It's still a bit confusing though, (IMHO), given that the discrepancy between
hourly & monthly rates grows bigger the bigger your package is. It starts off
from ~0.2 USD and goes up to ~400 USD if you max everything out and there's no
detailed description of what additions are contained in the monthly package.

Also, on the more detailed pricing page their "recent prices" are broken and
only show if you switch to Asia + then back to the US. Furthermore, do you
need to pay for the server's forced minimum storage requirements (e.g. 20 GB *
0.16 USD per ? - I'm assuming monthly here) or do you only have to pay for
your additional requirements?

EDIT: also, the suggested packages on the more detailed overview page list a
512mb RAM / 1 vCPU instance which is no longer available at all - (isn't that
what heroku offers for free)?

------
subsection1h
This is the first time I've heard of Ninefold. I checked out the service just
now.

The first thing I looked for was support for multiple environments (e.g.,
staging and production). I searched ninefold.com for "staging" using Google,
and there weren't any relevant results:

[https://www.google.com/search?q=staging+site:ninefold.com](https://www.google.com/search?q=staging+site:ninefold.com)

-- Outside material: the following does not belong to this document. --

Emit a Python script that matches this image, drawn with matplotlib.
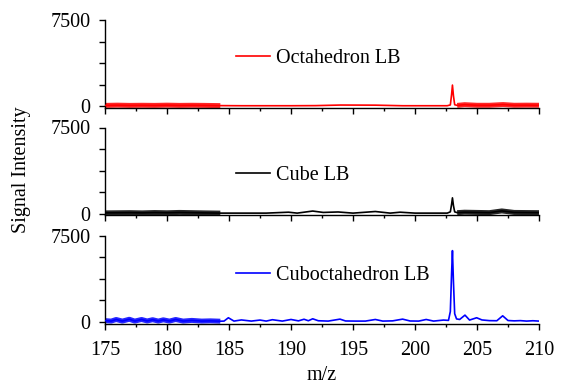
import matplotlib
matplotlib.use("Agg")
import matplotlib.pyplot as plt
import numpy as np

plt.rcParams['font.family'] = ['Liberation Serif', 'DejaVu Serif']
plt.rcParams['font.size'] = 14.5

# ---------------- data ----------------
oct_mz = [175, 176, 177, 178, 179, 180, 181, 182, 183, 184.3, 186, 188, 190, 192,
          194, 196.8, 199, 201, 202.6, 202.85, 202.95, 203.02, 203.1, 203.2, 203.4,
          204, 205, 206, 207.1, 208, 209, 210]
oct_int = [60, 80, 60, 70, 60, 80, 60, 70, 60, 40, 30, 30, 30, 40,
           90, 80, 30, 30, 30, 100, 1000, 1830, 900, 120, 60,
           120, 70, 70, 130, 70, 80, 70]

cube_mz = [175, 176, 177, 178, 179, 180, 181, 182, 183, 184.3, 186, 188, 189.8, 190.5,
           191.75, 192.6, 193.8, 195, 196.8, 198, 198.8, 200, 201.5, 202.6, 202.85,
           202.95, 203.02, 203.1, 203.2, 203.4, 204, 205, 206, 207.0, 208, 209, 210]
cube_int = [60, 70, 80, 60, 90, 70, 100, 80, 60, 40, 40, 40, 120, 40,
            220, 100, 140, 40, 180, 40, 120, 40, 40, 40, 150,
            800, 1370, 700, 150, 80, 120, 100, 80, 230, 100, 90, 80]

cub_mz = [175, 175.5, 175.9, 176.4, 176.96, 177.4, 177.95, 178.4, 178.84, 179.3, 179.7,
          180.2, 180.7, 181.3, 182, 182.8, 183.5, 184.3, 184.6, 184.95, 185.4, 186,
          186.8, 187.5, 188, 188.5, 189.3, 190, 190.6, 191.05, 191.4, 191.75, 192.2,
          193, 193.95, 194.4, 195.2, 196, 196.8, 197.4, 198.2, 199.0, 199.6, 200.3,
          200.9, 201.5, 202.3, 202.7, 202.85, 202.95, 203.02, 203.1, 203.2, 203.35,
          203.6, 204.03, 204.4, 204.97, 205.4, 206, 206.6, 207.07, 207.5, 208, 208.5,
          209, 209.5, 210]
cub_int = [100, 60, 200, 60, 220, 60, 200, 70, 180, 60, 170,
           60, 200, 60, 120, 60, 80, 50, 60, 350, 60, 160,
           60, 150, 60, 180, 60, 200, 80, 220, 90, 260, 90,
           60, 230, 70, 60, 60, 200, 60, 80, 230, 70, 60,
           200, 60, 150, 120, 900, 4200, 6200, 3500, 700, 250,
           200, 580, 150, 350, 160, 100, 90, 520, 110, 80, 100,
           60, 90, 60]

series = [
    ("Octahedron LB", oct_mz, oct_int, "#ff0000", [(175, 184.3), (203.3, 210)]),
    ("Cube LB", cube_mz, cube_int, "#000000", [(175, 184.3), (203.3, 210)]),
    ("Cuboctahedron LB", cub_mz, cub_int, "#0000ff", [(175, 184.3)]),
]

xticks = [175, 180, 185, 190, 195, 200, 205, 210]
yticks = [0, 7500]

# ---------------- layout ----------------
W, H = 562, 391
fig = plt.figure(figsize=(W / 100, H / 100), dpi=100)
left_px, right_px = 105, 539
tops_px = [20, 127.5, 235.7]
height_px = 87.8
leg_y_px = [58.3, 175, 275.7]

axes = []
for i, (name, mz, inten, col, thick) in enumerate(series):
    top = tops_px[i]
    ax = fig.add_axes([left_px / W, 1 - (top + height_px) / H,
                       (right_px - left_px) / W, height_px / H])
    mz_a = np.array(mz)
    in_a = np.array(inten)
    for lo, hi in thick:
        m = (mz_a >= lo) & (mz_a <= hi)
        ax.plot(mz_a[m], in_a[m], color=col, lw=3.6, alpha=0.85,
                solid_capstyle='butt', zorder=2)
    ax.plot(mz_a, in_a, color=col, lw=1.2, label=name, zorder=3)
    ax.set_xlim(175, 210)
    ax.set_ylim(-150, 7500)
    ax.spines['top'].set_visible(False)
    ax.spines['right'].set_visible(False)
    for s in ('left', 'bottom'):
        ax.spines[s].set_linewidth(1.0)
    ax.set_yticks(yticks)
    ax.set_yticks([1875, 3750, 5625], minor=True)
    ax.set_xticks(xticks)
    ax.set_xticks([177.5, 182.5, 187.5, 192.5, 197.5, 202.5, 207.5], minor=True)
    ax.tick_params(axis='y', which='both', direction='out', length=4.5, width=1.0, pad=5.8)
    ax.tick_params(axis='x', which='major', direction='out', length=4.5, width=1.0, pad=8)
    ax.tick_params(axis='x', which='minor', direction='out', length=2.2, width=1.0)
    if i < 2:
        ax.tick_params(axis='x', labelbottom=False)
    ax.legend(loc='center left',
              bbox_to_anchor=((236 - 105) / 434, 1 - (leg_y_px[i] - top) / height_px),
              frameon=False, handlelength=1.7, handletextpad=0.3,
              borderpad=0, borderaxespad=0, fontsize=14.5)
    axes.append(ax)

axes[2].set_xlabel("m/z", labelpad=4.5)
fig.text(22 / W, 1 - 170 / H, "Signal Intensity", rotation=90,
         ha='center', va='center', fontsize=14.5)

fig.savefig("out.png", dpi=100)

Here's an example of the type of information I was looking for:

[https://devcenter.heroku.com/articles/multiple-
environments](https://devcenter.heroku.com/articles/multiple-environments)

The second thing I looked for was support for zero-downtime deployments. I
searched ninefold.com for "zero downtime deployments" using Google, and there
weren't any relevant results:

[https://www.google.com/search?q=zero+downtime+deployments+si...](https://www.google.com/search?q=zero+downtime+deployments+site:ninefold.com)

Here's an example of the type of information I was looking for:

[https://devcenter.heroku.com/articles/labs-
preboot](https://devcenter.heroku.com/articles/labs-preboot)

After not finding the above two features, I stopped looking for other features
that interest me.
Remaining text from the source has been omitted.